A guide and a team doctor flew in just for this portion of the trip, as did several alumni Burke also hosted, including Jenifer Andrasko (Darden ’10), president and CEO of the UVA Alumni Association.

Why a trek? Was this just high-cost sightseeing? Raycraft says no. “The Himalayas are such a profound part of Nepal and Nepali culture,” she says, “that I think [the hike] provided a really valuable cultural, social, human rights lens.”

Camilo Sánchez, director of the International Human Rights Project and the trip’s primary instructor, found the trek to be a surprisingly powerful addition to the course’s usual itinerary.  Laced as it was with both solitary walking and significant conversations with the alumni Burke had invited, he said, the trek gave students time to reflect on human rights issues in different cultures and how they might affect their own future law practices. Sánchez says, “The experience was completely different and way more rich this way.”

The long-trekkers climbed up to 17,598 feet—building strong ties, Raycraft says, in “an intense, battle-bonded way.” They stayed in teahouses along the route, with several beds to a room and a big fire in the middle of the main area, stoked with dried yak dung. Still, even with high-tech sleeping bags and hot water bottles, penetrating cold awaited each morning. “Getting out of the sleeping bag was incredibly painful, more psychologically than anything else,” she says.

UVA’s commitment to transformational travel

Organizer Burke didn’t join the team, but his business partner Mark Brzezinski (Law ’91), former U.S. ambassador to Sweden, co-led with Sánchez. Burke and Brzezinski also supported a 2018 trip involving undergraduates from the McIntire School of Commerce and the College of Arts and Sciences, with stops in South Africa, United Arab Emirates and Hong Kong.

In each country, students interacted with successful investors and leaders—again, from Burke’s personal network—engaging with experts he calls “the Michael Jordans and the Roger Federers of various disciplines.”

“They got the wisdom of 15 or 18 people from all different walks, colors, creeds, backgrounds, nationalities, religions, who were transformational in their own right,” Burke says, “giving these 12 UVA students life advice over a two-week period.”

Burke is considering sponsoring an archaeological experience and is working with Athletic Director Carla Williams on a summer 2020 trip for student athletes.

“When people like Dave Burke and other alumni so unselfishly reach out to create these opportunities for students, we really want to work with them,” says Stephen Mull, vice provost for Global Affairs.

The UVA Law team hikes above Namche Bazaar, the last major village before Everest. Hamna Ahmad

Currently, however, Burke’s trips exist outside the oversight of UVA’s Education Abroad office. According to Mull, that office administers academically credited international opportunities for all UVA schools, regardless of length—ensuring the same standards for curriculum, student selection and financial processing. Over the 2017-18 school year, 3,104 students participated in such programs.

“We have a special obligation as a public university,” Mull says, “to prepare our students to deal with the issues that are coming up in this century that require global engagement.
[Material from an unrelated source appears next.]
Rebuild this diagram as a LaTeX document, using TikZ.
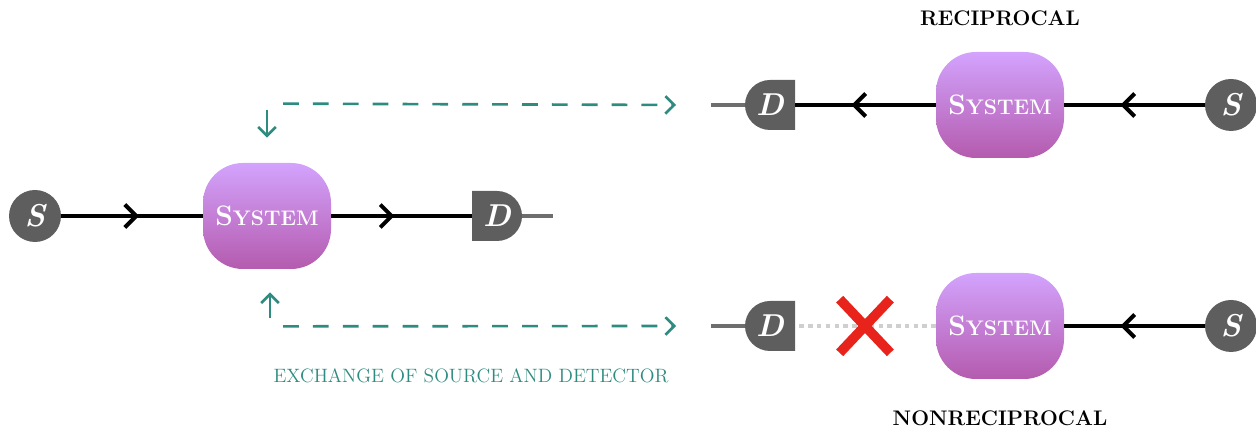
\documentclass[tikz,border=0pt]{standalone}
\usepackage{tikz}
\usetikzlibrary{positioning,arrows.meta,decorations.markings,shapes.misc}

\definecolor{dgray}{HTML}{5E5E5E}
\definecolor{stubgray}{HTML}{6E6E6E}
\definecolor{swapteal}{HTML}{2E8B7F}
\definecolor{systop}{HTML}{D3A3FD}
\definecolor{sysbot}{HTML}{B45BAE}
\definecolor{crossred}{HTML}{E8231B}
\definecolor{lightdot}{HTML}{CFCFCF}

\newcommand{\sysname}{{\fontsize{16}{16}\selectfont S}{\fontsize{12}{12}\selectfont YSTEM}}

\begin{document}
\begin{tikzpicture}[
        src/.style={circle,fill=dgray,minimum size=1.04cm,inner sep=0pt,text=white,font=\fontsize{18}{18}\selectfont\bfseries\itshape},
        sys/.style={rectangle,rounded corners=0.8cm,top color=systop,bottom color=sysbot,minimum width=2.56cm,minimum height=2.12cm,text=white,font=\bfseries},
        detR/.style={rectangle,minimum size=1cm,inner sep=0pt,text=white,font=\fontsize{18}{18}\selectfont\bfseries\itshape,
            path picture={\fill[dgray] (path picture bounding box.south west) -- ++(0.5,0) arc[start angle=-90,end angle=90,radius=0.5] -- ++(-0.5,0) -- cycle;}},
        detL/.style={rectangle,minimum size=1cm,inner sep=0pt,text=white,font=\fontsize{18}{18}\selectfont\bfseries\itshape,
            path picture={\fill[dgray] (path picture bounding box.south east) -- ++(-0.5,0) arc[start angle=-90,end angle=-270,radius=0.5] -- ++(0.5,0) -- cycle;}},
        beam/.style={line width=2.3pt,black},
        midarrow/.style={postaction={decorate},decoration={markings,mark=at position #1 with {\arrow{Straight Barb[length=6.5pt,width=13pt]}}}},
        midarrow/.default=0.5,
        stub/.style={line width=1.8pt,stubgray},
        dotline/.style={line width=2.2pt,lightdot,dash pattern=on 2.5pt off 2.5pt},
        swap/.style={line width=1.5pt,swapteal,dash pattern=on 9pt off 8pt,-{Straight Barb[length=5pt,width=10pt]}},
        hop/.style={line width=1.5pt,swapteal,-{Straight Barb[length=5pt,width=10pt]}},
        tag/.style={font=\fontsize{12}{12}\selectfont\bfseries}]
    \useasboundingbox (0,0) rectangle (25.12,8.58);
    % source and detector, as first set up
    \node[src] (s1) at (0.70,4.26) {S};
    \node[sys] (sys1) at (5.34,4.26) {\sysname};
    \node[detR] (d1) at (9.94,4.26) {D};
    \coordinate (e1) at (11.06,4.26);
    \draw[beam,midarrow=0.55] (s1) -- (sys1);
    \draw[beam,midarrow=0.45] (sys1) -- (d1);
    \draw[stub] (d1.east) -- (e1);
    % reciprocal case
    \node[tag] (rec) at (20.0,8.22) {RECIPROCAL};
    \node[src] (s2) at (24.62,6.48) {S};
    \node[sys] (sys2) at (20.0,6.48) {\sysname};
    \node[detL] (d2) at (15.40,6.48) {D};
    \coordinate (e2) at (14.22,6.48);
    \draw[beam,midarrow=0.6] (s2) -- (sys2);
    \draw[beam,midarrow=0.6] (sys2) -- (d2);
    \draw[stub] (d2.west) -- (e2);
    % nonreciprocal case
    \node[tag] (nrec) at (20.0,0.22) {NONRECIPROCAL};
    \node[src] (s3) at (24.62,2.06) {S};
    \node[sys] (sys3) at (20.0,2.06) {\sysname};
    \node[detL] (d3) at (15.40,2.06) {D};
    \coordinate (e3) at (14.22,2.06);
    \draw[beam,midarrow=0.6] (s3) -- (sys3);
    \draw[dotline] (sys3) -- (d3);
    \draw[stub] (d3.west) -- (e3);
    \node[cross out,draw=crossred,line width=5.5pt,minimum width=0.82cm,minimum height=0.88cm] (x) at (17.30,2.06) {};
    % exchange of source and detector
    \draw[hop] ([yshift=1.06cm]sys1.north) -- ([yshift=0.5cm]sys1.north);
    \draw[swap] ([xshift=0.32cm,yshift=1.18cm]sys1.north) -- ([xshift=-0.7cm]e2);
    \draw[hop] ([xshift=0.06cm,yshift=-0.98cm]sys1.south) -- ([xshift=0.06cm,yshift=-0.46cm]sys1.south);
    \draw[swap] ([xshift=0.32cm,yshift=-1.14cm]sys1.south) -- ([xshift=-0.7cm]e3);
    \node[font=\fontsize{11}{11}\selectfont,text=swapteal] (swaptxt) at (9.42,1.06) {EXCHANGE OF SOURCE AND DETECTOR};
\end{tikzpicture}
\end{document}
“Whether it’s migration or climate change or eradicating poverty or dealing with infectious diseases. None of these things know borders.”

In his inauguration address in October, President James E. Ryan (Law ’92) voiced a goal that each undergraduate have some kind of international experience. Says Mull, “His instructions to me are: Make that happen.”

Andrasko hopes the Alumni Association can help, working with more alumni to share their networks with students.

Says Brzezinski, “It doesn’t have to be taking the students halfway around the world. It can be taking the students to a financial institution or a legal institution or a government institution for a day or half a day.”

Raycraft says she never could have imagined the profound impact of her days in Nepal. A grueling, frigid Everest hike hadn’t been a lifelong goal of hers, she says. “Now [it’s] the proudest thing on my bucket list.”